Pistas sin drenaje, corredores con caras medio desencajadas que salen de los vehículos y son protegidos con enormes paraguas, bólidos enfundados en telas impermeables, como avispas, los mecánicos, se tiran a las ruedas, que envuelven en fundas térmicas al modo de un delicado enfermo que no puede enfriarse, e imágenes desde el helicóptero con los accesos al circuito colapsados porque tampoco hay aparcamientos suficientes. Supongo que saben de qué hablo si el domingo, a eso de las ocho de las mañana, seguían en La Sexta la carrera de Fórmula 1 desde el desastre de Corea del Sur, que sin tener lista la casa la inauguró. Con la primera tromba, la carrera se paralizó. Era imposible correr por unas pistas que al no poder absorber el aguacero se convirtieron en paredones de niebla cernida.

Para mí, ese fue el espectáculo. Vi lo que nunca antes había visto.

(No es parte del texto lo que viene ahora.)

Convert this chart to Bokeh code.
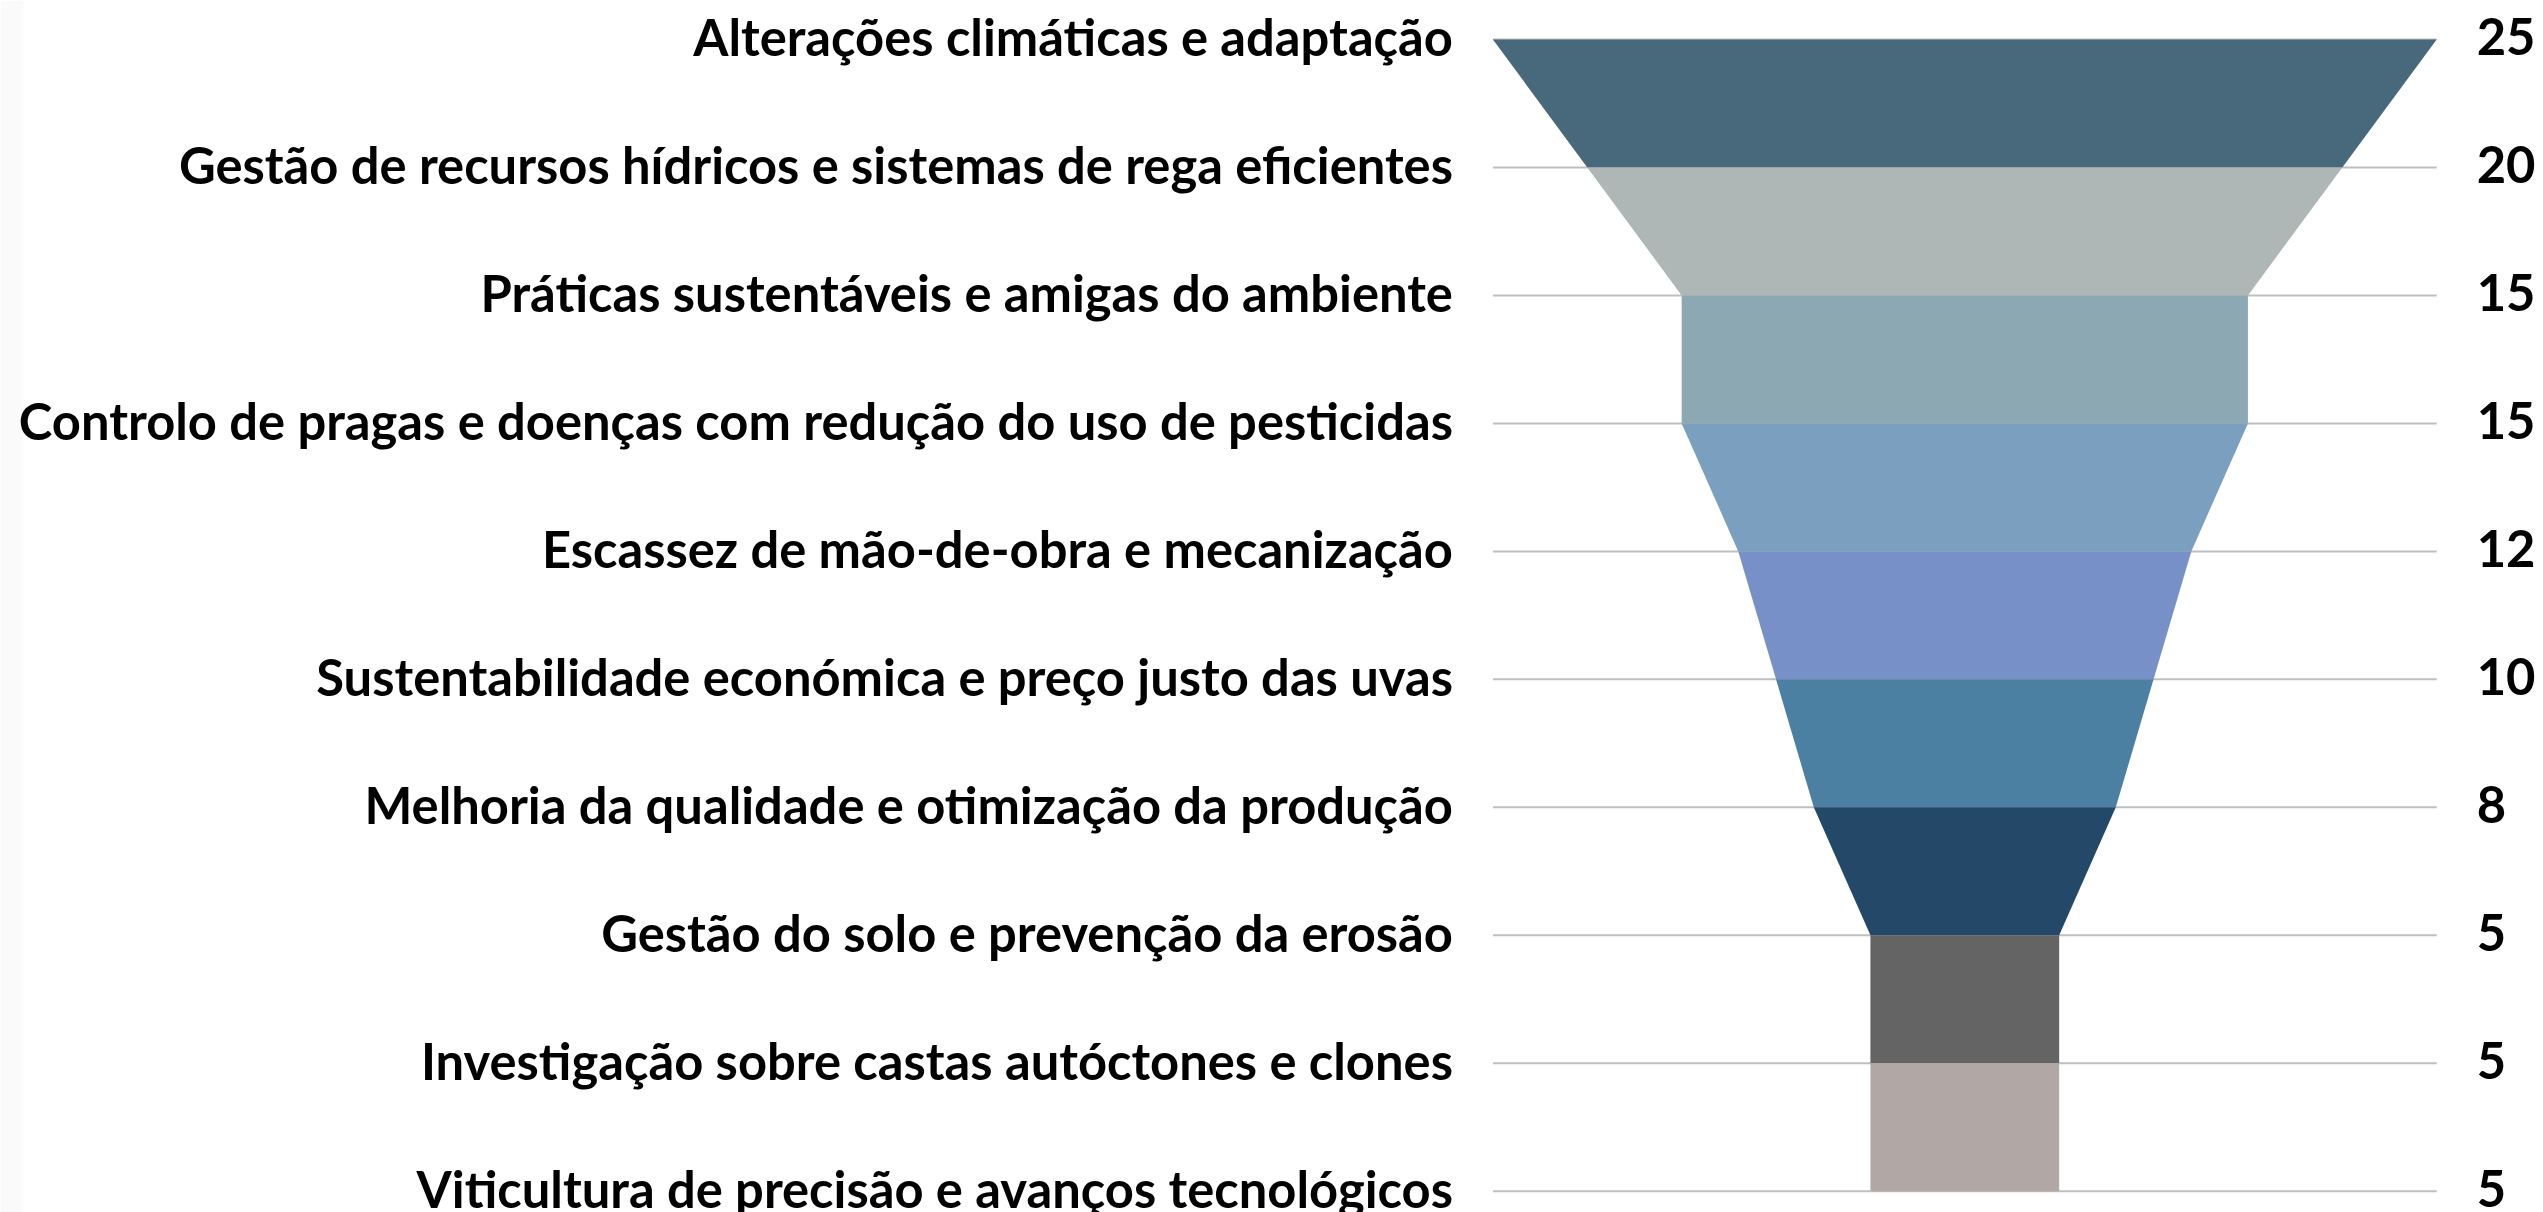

El realizador tuvo que marear el tiempo pinchando planos novedosos, justo lo que a mí me retuvo ante la pantalla, como me pasa con otros deportes televisados, que sólo los sigo cuando ocurre una excepción. Me dio tiempo a ver el gesto serio, concentrado, de Fernando Alonso, la niña coreana comiendo patatas fritas, la pareja bajo el paraguas dormitando, el inmenso panel de monitores con imágenes de cada rincón del circuito, el plano de Lewis Hamilton mirando al frente como si la cámara no lo espiara a un palmo de sus ojos, los corrillos de mecánicos esperando la señal del reinicio de la carrera. Justo cuando yo dejé de atender lo que sucedía. Ganó el nuestro, pero de eso me enteré más tarde, cuando a las dos se repitió la pugna ante casi tres millones de personas. Supongo que todos llevamos dentro un espectador morboso. Lo raro es que hasta la F1 nos vale.